* **WHAT TO PRODUCE**
Below this line are records; write out exactly the lines from the one containing "Clone this chart in matplotlib." through the one containing "u_ccgan = [71.94, 74.47]", with the pictures left out.

* **MATERIALS PROVIDED**
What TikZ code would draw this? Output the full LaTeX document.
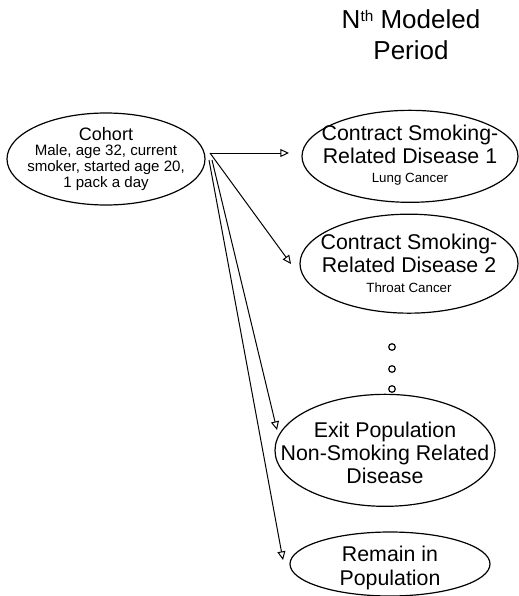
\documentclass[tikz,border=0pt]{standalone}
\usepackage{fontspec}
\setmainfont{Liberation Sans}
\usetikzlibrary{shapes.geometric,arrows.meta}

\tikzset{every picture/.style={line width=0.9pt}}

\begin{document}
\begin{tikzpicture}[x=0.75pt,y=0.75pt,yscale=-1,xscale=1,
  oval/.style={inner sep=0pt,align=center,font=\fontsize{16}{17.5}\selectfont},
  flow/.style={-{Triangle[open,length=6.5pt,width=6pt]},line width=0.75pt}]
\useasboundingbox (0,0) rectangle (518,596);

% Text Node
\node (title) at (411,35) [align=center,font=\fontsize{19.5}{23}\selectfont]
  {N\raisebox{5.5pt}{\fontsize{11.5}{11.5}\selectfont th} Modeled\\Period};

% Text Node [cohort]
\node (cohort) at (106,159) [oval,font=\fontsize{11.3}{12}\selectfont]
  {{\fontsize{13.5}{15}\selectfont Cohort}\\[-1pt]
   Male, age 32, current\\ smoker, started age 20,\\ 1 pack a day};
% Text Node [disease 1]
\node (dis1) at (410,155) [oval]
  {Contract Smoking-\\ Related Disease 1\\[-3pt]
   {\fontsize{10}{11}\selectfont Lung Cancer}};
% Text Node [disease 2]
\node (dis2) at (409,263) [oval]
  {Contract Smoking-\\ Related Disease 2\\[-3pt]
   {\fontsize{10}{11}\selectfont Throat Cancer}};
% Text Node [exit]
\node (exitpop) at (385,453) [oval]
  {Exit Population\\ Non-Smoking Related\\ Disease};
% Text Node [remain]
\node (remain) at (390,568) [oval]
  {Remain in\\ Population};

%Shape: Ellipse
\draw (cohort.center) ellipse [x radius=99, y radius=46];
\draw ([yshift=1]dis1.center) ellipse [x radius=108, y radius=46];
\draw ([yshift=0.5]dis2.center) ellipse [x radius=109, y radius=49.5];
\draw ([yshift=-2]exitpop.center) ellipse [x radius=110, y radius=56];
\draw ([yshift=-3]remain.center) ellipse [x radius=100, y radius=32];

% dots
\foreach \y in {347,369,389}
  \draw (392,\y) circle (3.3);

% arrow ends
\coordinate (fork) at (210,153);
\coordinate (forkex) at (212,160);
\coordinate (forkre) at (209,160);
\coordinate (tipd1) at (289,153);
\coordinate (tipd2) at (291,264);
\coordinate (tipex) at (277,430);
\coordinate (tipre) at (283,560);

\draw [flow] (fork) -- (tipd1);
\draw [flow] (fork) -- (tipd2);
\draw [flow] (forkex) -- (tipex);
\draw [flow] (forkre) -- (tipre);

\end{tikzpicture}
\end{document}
--
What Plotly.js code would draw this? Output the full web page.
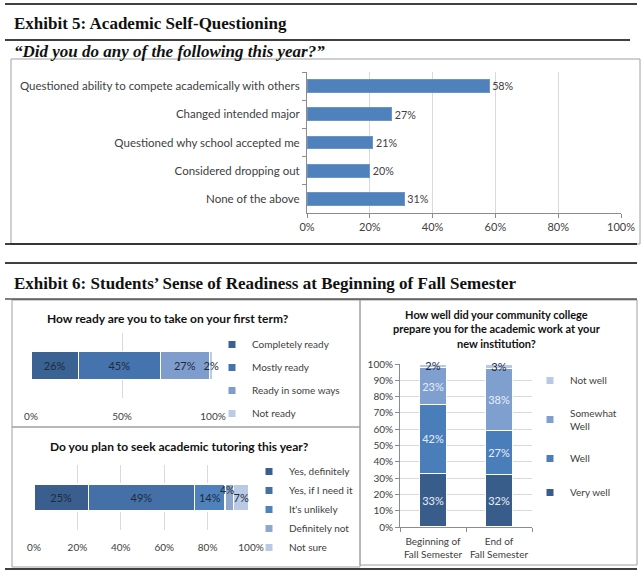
---
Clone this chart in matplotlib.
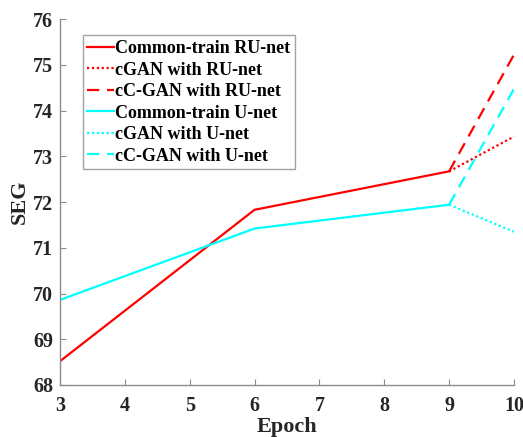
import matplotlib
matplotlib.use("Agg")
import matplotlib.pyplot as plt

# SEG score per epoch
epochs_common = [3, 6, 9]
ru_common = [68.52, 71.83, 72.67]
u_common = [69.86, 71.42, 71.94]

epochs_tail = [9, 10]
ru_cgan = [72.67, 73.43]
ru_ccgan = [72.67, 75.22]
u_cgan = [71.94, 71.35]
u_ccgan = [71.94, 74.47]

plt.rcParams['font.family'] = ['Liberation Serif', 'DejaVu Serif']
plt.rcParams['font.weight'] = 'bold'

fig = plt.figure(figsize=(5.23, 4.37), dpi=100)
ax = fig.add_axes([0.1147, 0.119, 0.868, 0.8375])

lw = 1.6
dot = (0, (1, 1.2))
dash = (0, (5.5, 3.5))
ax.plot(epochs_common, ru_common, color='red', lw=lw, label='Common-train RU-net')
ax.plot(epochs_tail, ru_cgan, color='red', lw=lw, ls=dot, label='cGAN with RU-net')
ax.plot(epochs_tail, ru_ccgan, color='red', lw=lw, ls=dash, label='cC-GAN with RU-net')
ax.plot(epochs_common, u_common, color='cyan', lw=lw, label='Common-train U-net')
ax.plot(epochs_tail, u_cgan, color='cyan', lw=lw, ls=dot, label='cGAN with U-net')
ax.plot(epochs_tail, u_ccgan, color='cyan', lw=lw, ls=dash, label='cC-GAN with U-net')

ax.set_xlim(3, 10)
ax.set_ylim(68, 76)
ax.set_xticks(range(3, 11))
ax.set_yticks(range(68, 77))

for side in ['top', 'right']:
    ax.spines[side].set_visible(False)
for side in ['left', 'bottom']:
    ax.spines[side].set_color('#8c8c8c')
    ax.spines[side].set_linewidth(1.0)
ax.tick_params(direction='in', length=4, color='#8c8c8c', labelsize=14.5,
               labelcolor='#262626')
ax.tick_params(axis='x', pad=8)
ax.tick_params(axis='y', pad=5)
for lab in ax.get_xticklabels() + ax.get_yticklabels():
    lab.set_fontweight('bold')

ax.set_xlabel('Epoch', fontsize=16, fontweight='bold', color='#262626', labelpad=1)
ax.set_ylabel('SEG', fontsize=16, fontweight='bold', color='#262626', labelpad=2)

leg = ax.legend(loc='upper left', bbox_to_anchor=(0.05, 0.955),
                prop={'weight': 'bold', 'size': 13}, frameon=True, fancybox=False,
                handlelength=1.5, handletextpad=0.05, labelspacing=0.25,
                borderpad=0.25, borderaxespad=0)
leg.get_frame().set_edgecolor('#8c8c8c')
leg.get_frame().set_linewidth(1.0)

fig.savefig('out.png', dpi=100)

* **TASK RESULT**
Clone this chart in matplotlib.
import matplotlib
matplotlib.use("Agg")
import matplotlib.pyplot as plt

# SEG score per epoch
epochs_common = [3, 6, 9]
ru_common = [68.52, 71.83, 72.67]
u_common = [69.86, 71.42, 71.94]

epochs_tail = [9, 10]
ru_cgan = [72.67, 73.43]
ru_ccgan = [72.67, 75.22]
u_cgan = [71.94, 71.35]
u_ccgan = [71.94, 74.47]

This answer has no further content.